By Mike Cronin
Have you ever heard the phrase “there ain’t no such thing as a free lunch,” often abbreviated TANSTAAFL? Well, it doesn’t just refer to meals. It means that whenever something is advertised as “free,” there’s always a catch or a string attached. “Buy one, get one free” doesn’t really mean you get one free, it means you get two for the price of one, or two for half-price each. It might be a good deal, but you are not getting anything free.
It’s the same deal when you are offered a “free” gift or a “free” upgrade when you purchase goods or services. You are paying for the thing that’s free in the price of the thing that isn’t.
Sometimes you really do get a good or a service for no money, but it still isn’t really free. “Free” software often comes with adware or malware that will cost you time, money, or in some other way cause you stress. Even if it didn’t cost you money, you are still paying for it in other ways.

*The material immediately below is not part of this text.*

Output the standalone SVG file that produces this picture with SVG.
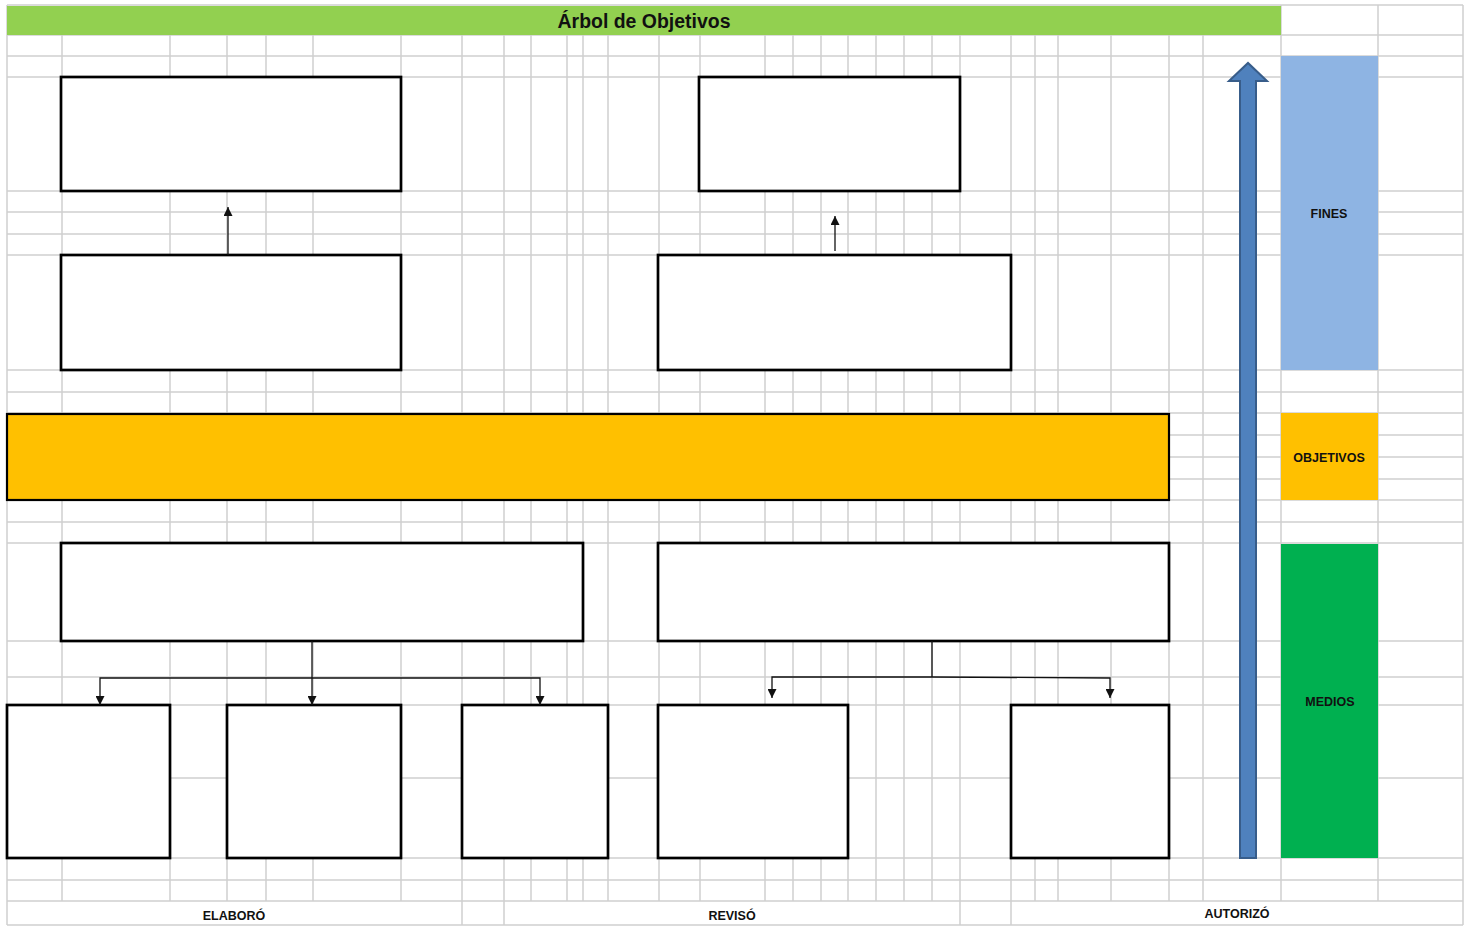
<svg xmlns="http://www.w3.org/2000/svg" width="1471" height="926" viewBox="0 0 1471 926">
<style>
.g{stroke:#d0d0d0;stroke-width:1.5;fill:none}
.box{fill:#fff;stroke:#000;stroke-width:2.7}
.lbl{font-family:"Liberation Sans",Arial,sans-serif;font-weight:bold;font-size:12.5px;fill:#111;text-anchor:middle}
.con{stroke:#111;stroke-width:1.3;fill:none}
</style>
<defs>
<marker id="ah" markerUnits="userSpaceOnUse" markerWidth="9" markerHeight="9" refX="8" refY="4" orient="auto" viewBox="0 0 8 8">
<path d="M0,0 L8,4 L0,8 z" fill="#111"/>
</marker>
</defs>
<rect x="0" y="0" width="1471" height="926" fill="#fff"/>
<g id="grid">
<path class="g" d="M7,5H1463 M7,35H1463 M7,56H1463 M7,77H1463 M7,191H1463 M7,212H1463 M7,234H1463 M7,255H1463 M7,370H1463 M7,392H1463 M7,413H1463 M7,435H1463 M7,457H1463 M7,479H1463 M7,500H1463 M7,522H1463 M7,543H1463 M7,641H1463 M7,677H1463 M7,705H1463 M7,778H1463 M7,858H1463 M7,880H1463 M7,901H1463 M7,925H1463"/>
<path class="g" d="M7,5V925 M62,35V901 M170,35V901 M227,35V901 M266,35V901 M313,35V901 M401,35V901 M462,35V925 M504,35V925 M531,35V901 M567,35V901 M583,35V901 M608,35V901 M659,35V901 M700,35V901 M765,35V901 M793,35V901 M821,35V901 M848,35V901 M876,35V901 M904,35V901 M932,35V901 M960,35V925 M1011,35V925 M1035,35V901 M1058,35V901 M1111,35V901 M1169,35V901 M1203,35V901 M1281,5V901 M1378,5V901 M1463,5V925"/>
</g>
<g id="title">
<rect x="7" y="6" width="1274" height="29" fill="#92d050"/>
<text x="644" y="28" font-family="'Liberation Sans',Arial,sans-serif" font-weight="bold" font-size="19.5" fill="#111" text-anchor="middle" textLength="173" lengthAdjust="spacingAndGlyphs">Árbol de Objetivos</text>
</g>
<g id="fines">
<rect x="1281" y="56" width="97" height="314" fill="#8eb4e3"/>
<text class="lbl" x="1329" y="218">FINES</text>
</g>
<g id="objetivos">
<rect x="1281" y="413" width="97" height="87" fill="#ffc000"/>
<text class="lbl" x="1329" y="462">OBJETIVOS</text>
</g>
<g id="medios">
<rect x="1281" y="544" width="97" height="314" fill="#00b050"/>
<text class="lbl" x="1330" y="706">MEDIOS</text>
</g>
<g id="fin1"><rect class="box" x="61" y="77" width="340" height="114"/></g>
<g id="fin2"><rect class="box" x="699" y="77" width="261" height="114"/></g>
<g id="fin3"><rect class="box" x="61" y="255" width="340" height="115"/></g>
<g id="fin4"><rect class="box" x="658" y="255" width="353" height="115"/></g>
<g id="objetivo"><rect x="7" y="414" width="1162" height="86" fill="#ffc000" stroke="#000" stroke-width="2.2"/></g>
<g id="medio1"><rect class="box" x="61" y="543" width="522" height="98"/></g>
<g id="medio2"><rect class="box" x="658" y="543" width="511" height="98"/></g>
<g id="medio1a"><rect class="box" x="7" y="705" width="163" height="153"/></g>
<g id="medio1b"><rect class="box" x="227" y="705" width="174" height="153"/></g>
<g id="medio1c"><rect class="box" x="462" y="705" width="146" height="153"/></g>
<g id="medio2a"><rect class="box" x="658" y="705" width="190" height="153"/></g>
<g id="medio2b"><rect class="box" x="1011" y="705" width="158" height="153"/></g>
<g id="connectors">
<line class="con" x1="228" y1="255" x2="228" y2="207" marker-end="url(#ah)"/>
<line class="con" x1="835" y1="251" x2="835" y2="216" marker-end="url(#ah)"/>
<line class="con" x1="312" y1="641" x2="312" y2="705" marker-end="url(#ah)"/>
<polyline class="con" points="312,678 100,678 100,705" marker-end="url(#ah)"/>
<polyline class="con" points="312,678 540,678 540,705" marker-end="url(#ah)"/>
<line class="con" x1="932" y1="641" x2="932" y2="677"/>
<polyline class="con" points="932,677 772,677 772,698" marker-end="url(#ah)"/>
<polyline class="con" points="932,677 1110,678 1110,698" marker-end="url(#ah)"/>
</g>
<g id="flecha">
<polygon points="1240,858 1240,81 1229,81 1248,63 1267,81 1256,81 1256,858" fill="#4f81bd" stroke="#385d8a" stroke-width="2"/>
</g>
<g id="firmas">
<text class="lbl" x="234" y="920">ELABORÓ</text>
<text class="lbl" x="732" y="920">REVISÓ</text>
<text class="lbl" x="1237" y="918">AUTORIZÓ</text>
</g>
</svg>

Many times, the catch or the string is buried in the “fine print.” All of the big, bold, splashy fonts and bright colors on an ad are just a lure. The legal facts are in the tiny text buried in the middle of the insert or at the bottom of the ad. The fine print section is like the ingredients portion of a food label – it tells you what’s really in there.

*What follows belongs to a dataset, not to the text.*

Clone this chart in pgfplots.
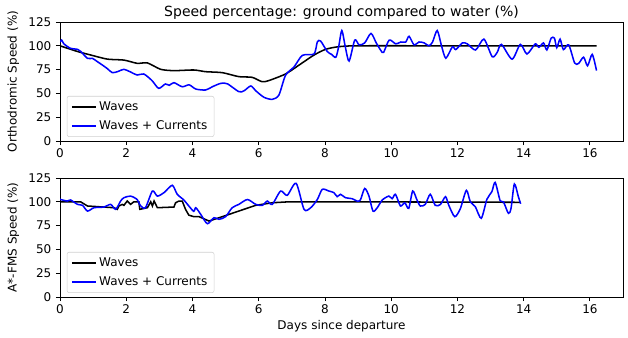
\documentclass[border=0pt]{standalone}
\usepackage{fontspec}
\setmainfont{DejaVu Sans}
\usepackage{pgfplots}
\pgfplotsset{compat=1.18}
\newcommand{\tfont}{\fontsize{9}{10.5}\selectfont}
\begin{document}
\begin{tikzpicture}
\useasboundingbox (-45pt,105.75pt) rectangle (426pt,-147pt);
\pgfplotsset{
  every axis/.append style={
    scale only axis, width=422.25pt, height=89.25pt,
    xmin=0, xmax=17, ymin=0, ymax=125,
    xtick={0,2,...,16}, ytick={0,25,50,75,100,125},
    tick align=outside, xtick pos=bottom, ytick pos=left,
    major tick length=3pt,
    tick style={black, line width=0.6pt},
    axis line style={line width=0.6pt},
    ticklabel style={font=\tfont},
    xticklabel style={yshift=1pt},
    label style={font=\tfont},
    /pgf/number format/assume math mode=true,
    legend style={at={(0.012,0.035)}, anchor=south west, font=\tfont,
      draw=black!18, rounded corners=1.5pt, row sep=2pt,
      nodes={inner sep=2pt}},
    legend cell align=left,
    legend image code/.code={\draw[#1] (0pt,0pt) -- (18pt,0pt);},
  },
  wav/.style={black, line width=1.15pt},
  cur/.style={blue, line width=1.15pt},
}
\begin{axis}[name=top, at={(0pt,0pt)}, anchor=south west,
  title={Speed percentage: ground compared to water (\%)},
  title style={font=\fontsize{10.5}{12}\selectfont, yshift=-7.5pt},
  ylabel={Orthodromic Speed (\%)}]
\addplot[wav, smooth, tension=0.4] coordinates {
(0,100) (0.53,94) (0.93,90.3) (1.43,86) (1.93,85) (2.33,81.6) (2.64,82)
(3.04,75.3) (3.44,73.9) (4.04,74.6) (4.4,72.8) (4.9,71.8) (5.4,67.6)
(5.8,66.9) (6.1,62.3) (6.3,63.4) (6.81,70.4) (7.22,79.8) (7.67,90.3)
(8.02,96.3) (8.4,99) (9.0,100) (12,100) (16.2,100)};
\addlegendentry{Waves}
\addplot[cur, smooth, tension=0.45] coordinates {
(0,104) (0.05,106) (0.12,102) (0.32,97.3) (0.53,96.3) (0.63,94) (0.83,86.8)
(0.98,86.8) (1.13,83.3) (1.28,79.8) (1.43,76) (1.58,71.8) (1.75,73)
(1.93,75.3) (2.13,72.5) (2.33,69.3) (2.53,70.4) (2.78,63.4) (2.98,55.3)
(3.18,59.9) (3.30,58.5) (3.44,61.3) (3.69,57) (3.90,59) (4.10,54.6)
(4.40,53.6) (4.60,57) (4.86,60.6) (5.06,60) (5.40,51.8) (5.56,52.8)
(5.76,57.8) (5.91,52.8) (6.16,45.9) (6.41,43.8) (6.61,48.3) (6.81,69)
(7.07,78) (7.32,90) (7.67,91.4) (7.77,104) (7.87,105) (8.07,94) (8.20,91)
(8.33,88) (8.42,100) (8.51,116) (8.62,98) (8.73,84) (8.90,106) (9.03,101)
(9.20,103) (9.39,113) (9.55,103) (9.69,95) (9.77,93) (9.94,106) (10.14,102)
(10.29,104) (10.44,104) (10.54,110) (10.69,101) (10.84,104) (11.00,103)
(11.14,100) (11.25,104) (11.39,116) (11.52,100) (11.65,87) (11.85,99)
(11.95,96) (12.15,103) (12.3,102) (12.55,95.6) (12.8,107) (13.05,88.6)
(13.2,93) (13.33,101.5) (13.65,86) (13.9,101.5) (14.1,91.4) (14.35,102)
(14.46,98.4) (14.6,103) (14.7,95.6) (14.83,108) (14.93,108) (15.0,98)
(15.1,107) (15.2,96) (15.36,101) (15.54,82) (15.66,81.5) (15.81,88)
(15.93,79) (16.07,91) (16.2,74)};
\addlegendentry{Waves + Currents}
\end{axis}
\begin{axis}[at={(0pt,-27.75pt)}, anchor=north west,
  xlabel={Days since departure},
  xlabel style={yshift=2pt},
  ylabel={A*-FMS Speed (\%)}]
\addplot[wav] coordinates {
(0,100) (0.62,100) (0.83,95.6) (1.63,93.8) (1.73,92.1) (1.78,95.6)
(1.88,97.3) (1.93,96.3) (2.03,100.8) (2.13,97.3) (2.23,100) (2.38,100)
(2.41,92.1) (2.64,93.8) (2.74,100) (2.79,95.6) (2.84,100.8) (2.94,93.8)
(3.44,94.5) (3.49,99) (3.59,100.8) (3.69,100.8) (3.79,92.1) (3.89,86)
(4.04,84.4) (4.2,84.4) (4.5,79.8) (4.9,84.4) (5.4,90.3) (5.91,96.3)
(6.41,99) (6.91,100) (8.5,100) (13.91,99.5)};
\addlegendentry{Waves}
\addplot[cur, smooth, tension=0.45] coordinates {
(0,103) (0.02,102.4) (0.22,100.8) (0.32,101.9) (0.53,97.3) (0.68,96.3)
(0.83,90.3) (1.03,93.8) (1.33,94.5) (1.53,97.3) (1.68,92.1) (1.83,100.8)
(1.93,104.3) (2.13,106) (2.33,102.4) (2.43,96) (2.58,93.8) (2.79,111.3)
(2.94,106) (3.14,109.6) (3.39,117.3) (3.54,107.9) (3.74,101.9) (3.89,95.6)
(4.04,90) (4.10,93.8) (4.25,86.8) (4.45,77) (4.65,83.3) (4.80,81.6)
(5.00,84.4) (5.20,93.8) (5.40,97.3) (5.66,102.4) (5.91,97.3) (6.11,96.3)
(6.26,100.8) (6.41,97.3) (6.66,111.3) (6.86,106.8) (7.13,119.4) (7.37,92)
(7.57,93.8) (7.77,102.4) (7.92,113.1) (8.12,111.3) (8.27,109.6) (8.37,105.4)
(8.47,107.9) (8.62,104.3) (8.82,103.3) (8.97,100.8) (9.07,101.9) (9.20,114)
(9.33,106) (9.45,90.3) (9.58,93.8) (9.73,101.9) (9.93,106) (10.03,103.3)
(10.13,107.9) (10.28,95.6) (10.41,99) (10.53,93.1) (10.65,111.3)
(10.78,101.9) (10.88,95.6) (11.03,97.3) (11.18,107.9) (11.33,96.3)
(11.49,97.3) (11.64,105.4) (11.74,96.3) (11.92,84.4) (12.09,93) (12.27,112)
(12.39,100) (12.54,94.9) (12.72,82.7) (12.89,102.6) (13.04,110.6)
(13.14,120.4) (13.29,101.2) (13.39,100) (13.54,87.9) (13.62,93.3)
(13.72,118.7) (13.84,105.4) (13.91,98)};
\addlegendentry{Waves + Currents}
\end{axis}
\end{tikzpicture}
\end{document}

The bottom line is that you can’t get something for nothing except in very rare circumstances. One way or another you have paid, or will pay, for what you receive. That is not necessarily a bad thing. For example, when you receive a birthday or Christmas present, in a sense, you have already “paid” for it by being a friend worthy of receiving a gift. The trick is to remember TANSTAAFL whenever you are excited about a seemingly good deal. If it seems to good to be true, it probably is, because you will pay for it one way or another!